With your notations, the hermitian form $\theta_E$ on $T_X\otimes E$ defined by $\Theta_E$ is given in a somewhat more extrinsic way by
$$
\theta_E(v\otimes\sigma,v\otimes\sigma):=h(\Theta_E(v,\bar v)\cdot \sigma,\sigma),
$$
where

- $h$ is the hermitian metric on $E$,
- $v\in T_X$, so that $\bar v\in \overline{T_X}$ (or, if you want, $v\in T^{1,0}_X$ so that $\bar v\in T^{0,1}_X$),
- $\sigma\in E$.

Note that I gave the formula just for decomposable (rank one) tensors, but then you extend it to all tensors by sesquilinearity.

Now, let $(E,h_E)$ and $(F,h_F)$ be two holomorphic hermitian vector bundles.
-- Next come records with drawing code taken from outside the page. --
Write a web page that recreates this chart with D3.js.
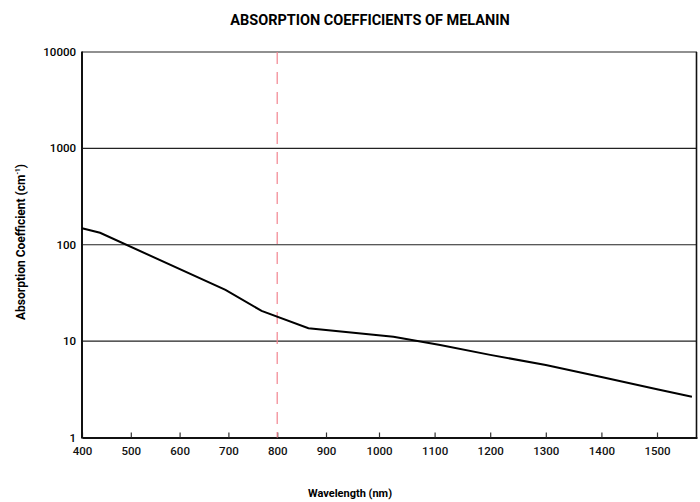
<!DOCTYPE html>
<meta charset="utf-8">
<script src="https://d3js.org/d3.v7.min.js"></script>
<style>
  body { margin: 0; background: #fff; }
  text { font-family: Roboto, "Noto Sans", sans-serif; }
</style>
<body>
<svg id="chart" width="700" height="502"></svg>
<script>
  // data
  const wavelengths = [400, 437, 694, 768, 864, 1026, 1110, 1200, 1300, 1400, 1500, 1562];
  const coefficients = [148, 133, 34, 20.6, 13.6, 11.1, 9.1, 7.2, 5.65, 4.24, 3.17, 2.65];
  const xTicks = [400, 500, 600, 700, 800, 900, 1000, 1100, 1200, 1300, 1400, 1500];
  const yTicks = [1, 10, 100, 1000, 10000];
  const markerWavelength = 800;

  const svg = d3.select("#chart");
  const plotLeft = 82, plotRight = 697, plotTop = 52, plotBottom = 437.5;

  // x spacing in the source is not uniform, so piecewise linear
  const x = d3.scaleLinear()
      .domain([400, 900, 1000, 1500, 1571])
      .range([plotLeft, 326, 379, 657, plotRight]);

  const y = d3.scaleLog()
      .domain([1, 10000])
      .range([plotBottom, plotTop]);

  // title
  svg.append("text")
      .attr("x", 370).attr("y", 25)
      .attr("text-anchor", "middle")
      .style("font-size", "14.5px").style("font-weight", "bold")
      .text("ABSORPTION COEFFICIENTS OF MELANIN");

  // horizontal grid lines
  svg.append("g")
    .selectAll("line")
    .data(yTicks.slice(1))
    .join("line")
      .attr("x1", plotLeft).attr("x2", plotRight)
      .attr("y1", d => y(d)).attr("y2", d => y(d))
      .style("stroke", "#222")
      .style("stroke-width", 1.1);

  // right border
  svg.append("line")
      .attr("x1", 696.5).attr("x2", 696.5)
      .attr("y1", plotTop).attr("y2", plotBottom)
      .style("stroke", "#111").style("stroke-width", 1.6);

  // y labels
  svg.append("g")
    .selectAll("text")
    .data(yTicks)
    .join("text")
      .attr("x", 76)
      .attr("y", d => y(d) + 1)
      .attr("text-anchor", "end")
      .attr("dominant-baseline", "middle")
      .style("font-size", "11.5px").style("font-weight", 500)
      .text(d => d);

  // x axis
  const xAxis = svg.append("g")
      .attr("transform", `translate(0,${plotBottom})`)
      .call(d3.axisBottom(x).tickValues(xTicks).tickFormat(d3.format("d"))
        .tickSizeInner(-5).tickSizeOuter(0).tickPadding(9));
  xAxis.select(".domain").style("stroke", "#111").style("stroke-width", 2);
  xAxis.selectAll(".tick line").style("stroke", "#333").style("stroke-width", 1.2);
  xAxis.selectAll(".tick text")
      .style("font-family", "Roboto, sans-serif")
      .style("font-size", "11.5px").style("font-weight", 500)
      .style("fill", "#111");

  // left axis line
  svg.append("line")
      .attr("x1", plotLeft).attr("x2", plotLeft)
      .attr("y1", plotTop - 0.5).attr("y2", plotBottom + 1)
      .style("stroke", "#111").style("stroke-width", 2);

  // marker at 800 nm
  svg.append("line")
      .attr("x1", x(markerWavelength)).attr("x2", x(markerWavelength))
      .attr("y1", plotTop).attr("y2", plotBottom)
      .style("stroke", "#f2848f")
      .style("stroke-width", 1.2)
      .style("stroke-dasharray", "12,8");

  // curve
  const line = d3.line()
      .x((d, i) => x(wavelengths[i]))
      .y(d => y(d));
  svg.append("path")
      .datum(coefficients)
      .attr("d", line)
      .style("fill", "none")
      .style("stroke", "#000")
      .style("stroke-width", 2);

  // axis titles
  const yt = svg.append("text")
      .attr("transform", "translate(25,242) rotate(-90)")
      .attr("text-anchor", "middle")
      .style("font-size", "12px").style("font-weight", "bold")
      .text("Absorption Coefficient (cm");
  yt.append("tspan").attr("dy", -5).style("font-size", "6.5px").text("-1");
  yt.append("tspan").attr("dy", 5).text(")");

  svg.append("text")
      .attr("x", 350).attr("y", 497)
      .attr("text-anchor", "middle")
      .style("font-size", "11px").style("font-weight", "bold")
      .text("Wavelength (nm)");
</script>
</body>
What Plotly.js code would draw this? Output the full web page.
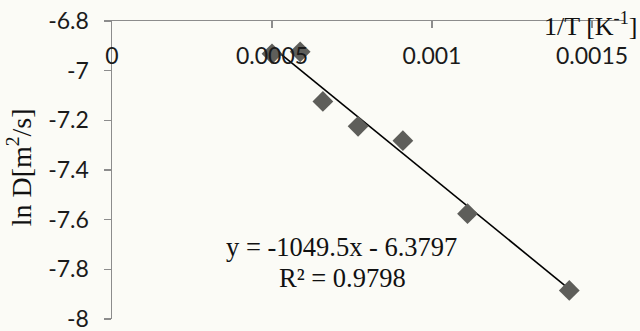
<!DOCTYPE html>
<html>
<head>
<meta charset="utf-8">
<script src="https://cdn.plot.ly/plotly-3.0.1.min.js"></script>
<style>
html,body{margin:0;padding:0;background:#fbfbf6;}
#chart{width:640px;height:331px;}
</style>
</head>
<body>
<div id="chart"></div>
<script>
// Data
const invT = [0.0005, 0.000588, 0.000659, 0.000769, 0.000909, 0.001111, 0.001429];
const lnD  = [-6.932, -6.924, -7.124, -7.224, -7.282, -7.576, -7.885];
// Linear trendline shown on the chart
const slope = -1049.5;
const intercept = -6.3797;
const r2 = 0.9798;
const xTicks = [0, 0.0005, 0.001, 0.0015];
const xTickText = ['0', '0.0005', '0.001', '0.0015'];
const yTicks = [-8, -7.8, -7.6, -7.4, -7.2, -7, -6.8];
const yTickText = ['-8', '-7.8', '-7.6', '-7.4', '-7.2', '-7', '-6.8'];

const xmin = Math.min(...invT), xmax = Math.max(...invT);
const trendX = [xmin, xmax];
const trendY = trendX.map(v => slope * v + intercept);

const traces = [
  {
    x: trendX, y: trendY, type: 'scatter', mode: 'lines',
    line: {color: '#000000', width: 1.6},
    hoverinfo: 'skip', showlegend: false
  },
  {
    x: invT, y: lnD, type: 'scatter', mode: 'markers',
    marker: {symbol: 'diamond', size: 16, color: '#5e5e5a', line: {width: 0}},
    showlegend: false
  }
];

const tickFont = {family: 'Lato, "Liberation Sans", sans-serif', size: 23, color: '#1a1a1a'};
const serif = '"Liberation Serif", "DejaVu Serif", serif';

const layout = {
  width: 640, height: 331,
  margin: {l: 112, r: 16, t: 21, b: 12},
  paper_bgcolor: '#fbfbf6',
  plot_bgcolor: 'rgba(0,0,0,0)',
  showlegend: false,
  xaxis: {
    range: [0, 0.0016],
    side: 'top',
    showgrid: false, zeroline: false,
    showline: true, linecolor: '#8c8c8c', linewidth: 1.5,
    ticks: 'inside', ticklen: 7, tickcolor: '#8c8c8c', tickwidth: 1.5,
    tickvals: xTicks, ticktext: xTickText,
    ticklabelposition: 'inside', ticklabelstandoff: 22,
    ticklabeloverflow: 'allow',
    tickfont: tickFont,
    fixedrange: true
  },
  yaxis: {
    range: [-8, -6.8],
    showgrid: false, zeroline: false,
    showline: true, linecolor: '#8c8c8c', linewidth: 1.5,
    ticks: 'outside', ticklen: 7, tickcolor: '#8c8c8c', tickwidth: 1.5,
    tickvals: yTicks, ticktext: yTickText,
    ticklabelstandoff: 10,
    ticklabeloverflow: 'allow',
    tickfont: tickFont,
    fixedrange: true
  },
  annotations: [
    {
      xref: 'paper', yref: 'paper', x: 0.449, y: 0.24,
      xanchor: 'center', yanchor: 'middle', showarrow: false, align: 'center',
      text: 'y = ' + slope + 'x - ' + Math.abs(intercept),
      font: {family: serif, size: 26.5, color: '#111111'}
    },
    {
      xref: 'paper', yref: 'paper', x: 0.451, y: 0.139,
      xanchor: 'center', yanchor: 'middle', showarrow: false, align: 'center',
      text: 'R² = ' + r2,
      font: {family: serif, size: 26.5, color: '#111111'}
    },
    {
      xref: 'paper', yref: 'paper', x: 1.03, y: 0.987,
      xanchor: 'right', yanchor: 'middle', showarrow: false,
      text: '1/T [K<sup>-1</sup>]',
      font: {family: serif, size: 26, color: '#111111'}
    },
    {
      xref: 'paper', yref: 'paper', x: -0.181, y: 0.51,
      xanchor: 'center', yanchor: 'middle', showarrow: false, textangle: -90,
      text: 'ln D[m<sup>2</sup>/s]',
      font: {family: serif, size: 28, color: '#111111'}
    }
  ]
};

Plotly.newPlot('chart', traces, layout, {displayModeBar: false, staticPlot: true});
</script>
</body>
</html>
Take the product metric $h_{E\otimes F}=h_{E}\otimes h_F$ on their tensor product so that, as you said, the curvature of the corresponding Chern connection is given by
$$
\Theta(E\otimes F)=\Theta(E)\otimes\operatorname{Id}_F+\operatorname{Id}_E\otimes\Theta(F).
$$
Then, for $v\in T_X$, $\sigma\in E$ and $\tau\in F$, you get
$$
\begin{aligned}
\theta_{E\otimes F}(v\otimes\sigma\otimes\tau,v\otimes\sigma\otimes\tau) &=
h_{E\otimes F}(\Theta_{E\otimes F}(v,\bar v)\cdot(\sigma\otimes\tau),\sigma\otimes\tau) \\
&=h_{E\otimes F}((\Theta(E)(v,\bar v)\otimes\operatorname{Id}_F \\
&\qquad\qquad\qquad\qquad\qquad+\operatorname{Id}_E\otimes \Theta(F)(v,\bar v))\cdot(\sigma\otimes\tau),\sigma\otimes\tau) \\
&=h_{E\otimes F}((\Theta(E)(v,\bar v)\cdot\sigma)\otimes\tau+\sigma\otimes(\Theta(F)(v,\bar v)\cdot\tau),\sigma\otimes\tau) \\
&=h_{E\otimes F}((\Theta(E)(v,\bar v)\cdot\sigma)\otimes\tau,\sigma\otimes\tau) \\
&\qquad+h_{E\otimes F}(\sigma\otimes(\Theta(F)(v,\bar v)\cdot\tau),\sigma\otimes\tau) \\
&=h_E(\Theta(E)(v,\bar v)\cdot\sigma,\sigma)h_F(\tau,\tau) \\
&\qquad+h_E(\sigma,\sigma)h_F(\Theta(F)(v,\bar v)\cdot\tau,\tau) \\
&=\theta_E(v\otimes\sigma,v\otimes\sigma)h_F(\tau,\tau)+h_E(\sigma,\sigma)\theta_F(v\otimes\tau,v\otimes\tau).
\end{aligned}
$$
Thus, the decomposition you were looking for is perhaps the most natural one:
$$
\theta_{E\otimes F}=\theta_E\otimes h_F+h_E\otimes\theta_F.
$$

**EDIT:** Re-edited the answer coherently with this other answer.